O que fazer com ela?


Você estar em uma cidade diferente da sua é uma experiência, no mínimo, interessante, desafiadora, instigante. Conhecer as ruas, entender os nomes, passar pelo processo natural de adaptação é preciso. Esta é a prova inicial para testar a sua capacidade longe de amigos e, em especial, distante da família. Foi-se o tempo da comidinha da mamãe, do cafuné da irmã, do generoso aperto de mão do pai, do carinho daquela menina, da parceria dos amigos cotidianos. Eita coisa boa que fica no passado.
Aqueles que te apóiam, que te oferecem o ombro, quando necessita, ou mesmo os que estão prontos para comemorar as suas vitórias parecem tão longe, que deixam de fazer parte de sua vida. Novos rostos, novas personalidades, novas parcerias, quem sabe, logo surjam. Tudo é novidade, é experiência inédita, é inesperado. Contudo, durante a rotina do trabalho – se é que pode se chamar de rotineira a função que permite estar em um lugar diferente em cada dia, tendo contato com pessoas e histórias ímpares – tudo é normal, comum, parecido, coisas que você já vive, mas que ainda encantam, resultado da paixão por esta profissão, o jornalismo.

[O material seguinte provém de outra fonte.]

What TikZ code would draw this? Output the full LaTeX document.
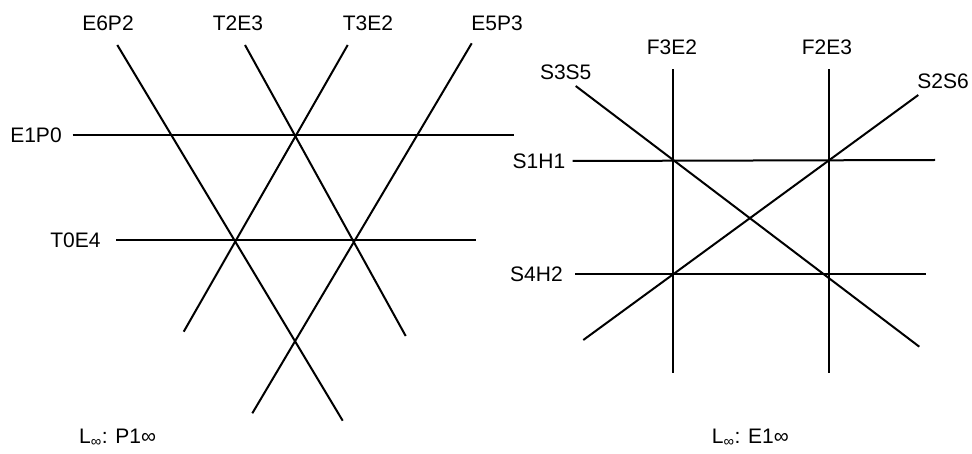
\documentclass[tikz,border=0pt]{standalone}
\usepackage{fontspec}
\setmainfont{Liberation Sans}
\begin{document}
\begin{tikzpicture}[x=1pt,y=-1pt,
  ln/.style={line width=2pt,black},
  lbl/.style={inner sep=0pt,anchor=center,font=\fontsize{21}{25}\selectfont},
  foot/.style={inner sep=0pt,anchor=base west,font=\fontsize{21}{25}\selectfont}]
\useasboundingbox (0,0) rectangle (972,454);
% left diagram endpoints
\coordinate (a1) at (72.7,135); \coordinate (a2) at (514,135);
\coordinate (b1) at (116,240);  \coordinate (b2) at (475.7,240);
\coordinate (c1) at (117.3,45); \coordinate (c2) at (342.7,420.7);
\coordinate (d1) at (245,45);   \coordinate (d2) at (405.7,336);
\coordinate (e1) at (347.7,45); \coordinate (e2) at (183.7,331.7);
\coordinate (f1) at (471.7,43.3); \coordinate (f2) at (252.3,413.3);
\draw[ln] (a1) -- (a2);
\draw[ln] (b1) -- (b2);
\draw[ln] (c1) -- (c2);
\draw[ln] (d1) -- (d2);
\draw[ln] (e1) -- (e2);
\draw[ln] (f1) -- (f2);
\node[lbl] (lE6P2) at (108,23.3) {E6P2};
\node[lbl] (lT2E3) at (238,23.3) {T2E3};
\node[lbl] (lT3E2) at (368,23.3) {T3E2};
\node[lbl] (lE5P3) at (497,23.3) {E5P3};
\node[lbl] (lE1P0) at (36,135) {E1P0};
\node[lbl] (lT0E4) at (75.5,240) {T0E4};
\node[foot] (lLP) at (79,443) {L\textsubscript{∞}: P1∞};
% right diagram endpoints
\coordinate (g1) at (572.7,161); \coordinate (g2) at (935,160);
\coordinate (h1) at (575,274.3); \coordinate (h2) at (925.7,274.3);
\coordinate (i1) at (673,69.3);  \coordinate (i2) at (673,372.7);
\coordinate (j1) at (829,69.3);  \coordinate (j2) at (829,372.7);
\coordinate (k1) at (575.7,86);  \coordinate (k2) at (919.3,346.7);
\coordinate (m1) at (918.3,95);  \coordinate (m2) at (583.3,340);
\draw[ln] (g1) -- (g2);
\draw[ln] (h1) -- (h2);
\draw[ln] (i1) -- (i2);
\draw[ln] (j1) -- (j2);
\draw[ln] (k1) -- (k2);
\draw[ln] (m1) -- (m2);
\node[lbl] (lF3E2) at (672,47.5) {F3E2};
\node[lbl] (lF2E3) at (827,47.5) {F2E3};
\node[lbl] (lS3S5) at (565.7,72.3) {S3S5};
\node[lbl] (lS2S6) at (943,81) {S2S6};
\node[lbl] (lS1H1) at (539,161.3) {S1H1};
\node[lbl] (lS4H2) at (536.5,274) {S4H2};
\node[foot] (lLE) at (711.7,443) {L\textsubscript{∞}: E1∞};
\end{tikzpicture}
\end{document}
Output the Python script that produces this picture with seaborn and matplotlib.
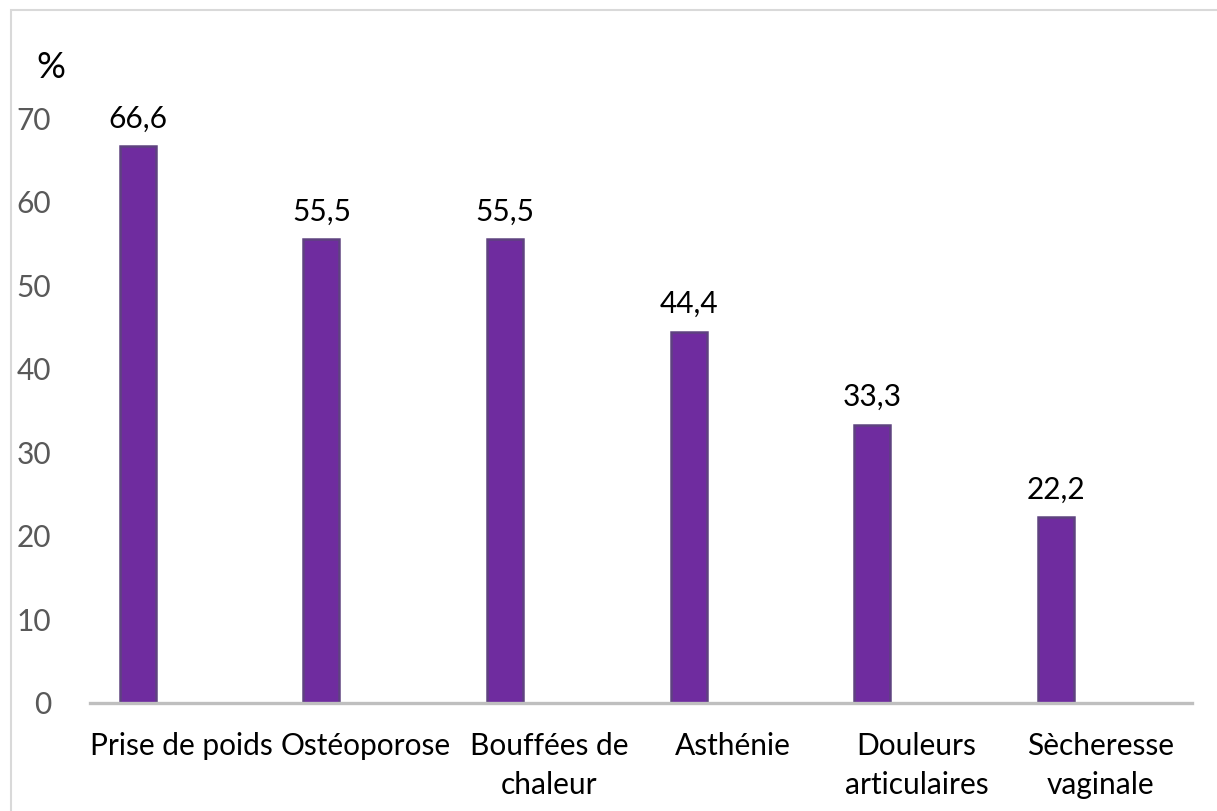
import matplotlib
matplotlib.use("Agg")
import matplotlib.pyplot as plt
import seaborn as sns
import pandas as pd
from matplotlib.patches import Rectangle

categories = ["Prise de poids", "Ostéoporose", "Bouffées de\nchaleur", "Asthénie",
              "Douleurs\narticulaires", "Sècheresse\nvaginale"]
values = [66.6, 55.5, 55.5, 44.4, 33.3, 22.2]
empty_series = [0, 0, 0, 0, 0, 0]
value_labels = ["66,6", "55,5", "55,5", "44,4", "33,3", "22,2"]
yticks = [0, 10, 20, 30, 40, 50, 60, 70]

sns.set_theme(style="white")
plt.rcParams['font.family'] = ['Lato', 'DejaVu Sans']

df = pd.DataFrame({
    "cat": categories * 2,
    "val": values + empty_series,
    "serie": ["S1"] * len(values) + ["S2"] * len(values),
})

fig = plt.figure(figsize=(12.17, 8.11), dpi=100)
ax = fig.add_axes([90 / 1217, 1 - 703 / 811, (1192 - 90) / 1217, (703 - 118) / 811])

sns.barplot(data=df, x="cat", y="val", hue="serie", hue_order=["S1", "S2"],
            order=categories, palette={"S1": "#6F2C9F", "S2": "#6F2C9F"},
            saturation=1, width=0.96, gap=0.59, errorbar=None, legend=False, ax=ax,
            edgecolor="#5E4280", linewidth=1.8)

# remove the empty second series bars
for p in list(ax.patches):
    if p.get_height() == 0:
        p.remove()

ax.set_ylim(0, 70)
ax.set_yticks(yticks)
ax.set_yticklabels([str(t) for t in yticks], color="#595959", fontsize=21.5)
ax.tick_params(axis="y", length=0, pad=28)
ax.tick_params(axis="x", length=0, pad=21, labelsize=21.5, labelcolor="black")
for t in ax.get_xticklabels():
    t.set_linespacing(1.45)
ax.set_xlabel("")
ax.set_ylabel("")
for s in ["top", "right", "left"]:
    ax.spines[s].set_visible(False)
ax.spines["bottom"].set_color("#BFBFBF")
ax.spines["bottom"].set_linewidth(2.4)
ax.set_xlim(-0.5, len(categories) - 0.5)

bars = sorted(ax.patches, key=lambda p: p.get_x())
for patch, lab in zip(bars, value_labels):
    x = patch.get_x() + patch.get_width() / 2
    h = patch.get_height()
    ax.annotate(lab, (x, h), xytext=(0, 10), textcoords="offset points",
                ha="center", va="bottom", fontsize=21.5, color="black")

fig.text(51 / 1217, 1 - 68 / 811, "%", ha="center", va="center", fontsize=26, color="black")
fig.patches.append(Rectangle((11 / 1217, -0.1), 1.2, 1 - 9.5 / 811 + 0.1,
                             transform=fig.transFigure, fill=False,
                             edgecolor="#D9D9D9", linewidth=1.5))

fig.savefig("out.png", dpi=100)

O diferencial surge com o desaparecimento do sol. A noite, quando você retorna para seu apartamento e olha aquela cama enorme, sua comida por fazer, a louça para lavar, aí é que muda. Então ela está lá, a sua espera. Todos os dias uma face diferente, mas sempre poderosa, rigorosa, às vezes, gostosa, geralmente, temerosa. É quente ou é fria e lhe acompanha durante toda a noite, lhe atrai e lhe deprime, lhe faz sorrir, chorar, gemer, mesmo sem sentir qualquer que seja dor. O que fazer com ela? Como agir? Qual o passo certo a se dar? A solução é ir para o banheiro, encarar o seu rosto no espelho e dizer que você pode, que você é capaz, que tem vontade e capacidade para saciá-la, desfrutá-la, fazer da sua estada com ela a mais comum, simples e indolor de todas. Após isto, passar para outra.

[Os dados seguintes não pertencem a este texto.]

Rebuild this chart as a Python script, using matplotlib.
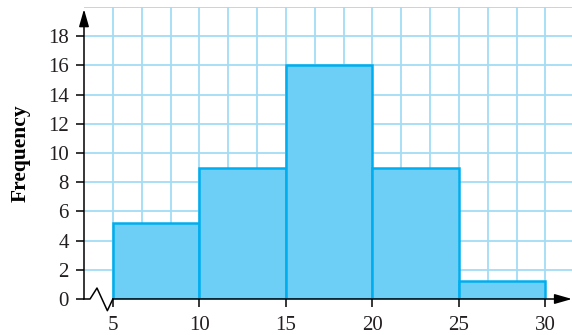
import matplotlib.pyplot as plt
import numpy as np

# histogram data
bin_edges = [5, 10, 15, 20, 25, 30]
frequencies = [5.2, 9, 16, 9, 1.2]
y_ticks = [0, 2, 4, 6, 8, 10, 12, 14, 16, 18]
x_ticks = [5, 10, 15, 20, 25, 30]

grid_color = "#a3dcf4"
fill_color = "#6dcff6"
edge_color = "#00aeef"

plt.rcParams["font.family"] = ["Liberation Serif", "DejaVu Serif"]

fig = plt.figure(figsize=(5.72, 3.35), dpi=100)
ax = fig.add_axes([84 / 572, 36 / 335, 488 / 572, 292 / 335])

step = 5 / 3
x0 = bin_edges[0] - step
x1 = bin_edges[0] + (572 - 113) / 17.3
ax.set_xlim(x0, x1)
ax.set_ylim(0, 20)

# grid
ax.vlines(np.arange(x0 + step, x1 + 0.5, step), 0, 20, color=grid_color, lw=1.3, zorder=1, clip_on=False)
ax.hlines(np.arange(2, 21, 2), x0, x1, color=grid_color, lw=1.3, zorder=1)

# bars
widths = np.diff(bin_edges)
ax.bar(bin_edges[:-1], frequencies, width=widths, align="edge",
       color=fill_color, edgecolor=edge_color, linewidth=1.8, zorder=3)

for s in ax.spines.values():
    s.set_visible(False)

# axes with arrows
arrow = "-|>,head_length=1.05,head_width=0.3"
ax.annotate("", xy=(x0, 19.85), xytext=(x0, 0),
            arrowprops=dict(arrowstyle=arrow, color="black", lw=1.1, shrinkA=0, shrinkB=0),
            zorder=5, annotation_clip=False)
ax.annotate("", xy=(x1, 0), xytext=(bin_edges[0], 0),
            arrowprops=dict(arrowstyle=arrow, color="black", lw=1.1, shrinkA=0, shrinkB=0),
            zorder=5, annotation_clip=False)

# axis break zigzag
zx = x0 + np.array([0, 0.35, 0.75, 1.35, step])
zy = np.array([0, 0, 0.75, -0.8, 0])
ax.plot(zx, zy, color="black", lw=1.1, clip_on=False, zorder=5)

ax.set_xticks(x_ticks)
ax.set_yticks(y_ticks)
ax.tick_params(axis="both", direction="out", length=6, width=1.1, color="black",
               labelsize=15, labelcolor="#231f20")
ax.tick_params(axis="y", pad=5)
ax.tick_params(axis="x", pad=6)

ax.set_ylabel("Frequency", fontsize=15.5, fontweight="bold", labelpad=12)

fig.savefig("out.png", dpi=100)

Não há dúvida de que se consegue. Não há dúvida de que ela também é falível e, possivelmente, derrotável e que podemos dobrá-la ao nosso interesse, fazendo com que ela seja dominada, humilhada, transformada em motivo de gozação. Ao mesmo tempo, não há dúvida de que um dos nossos maiores males é ela. Ah, maldita solidão!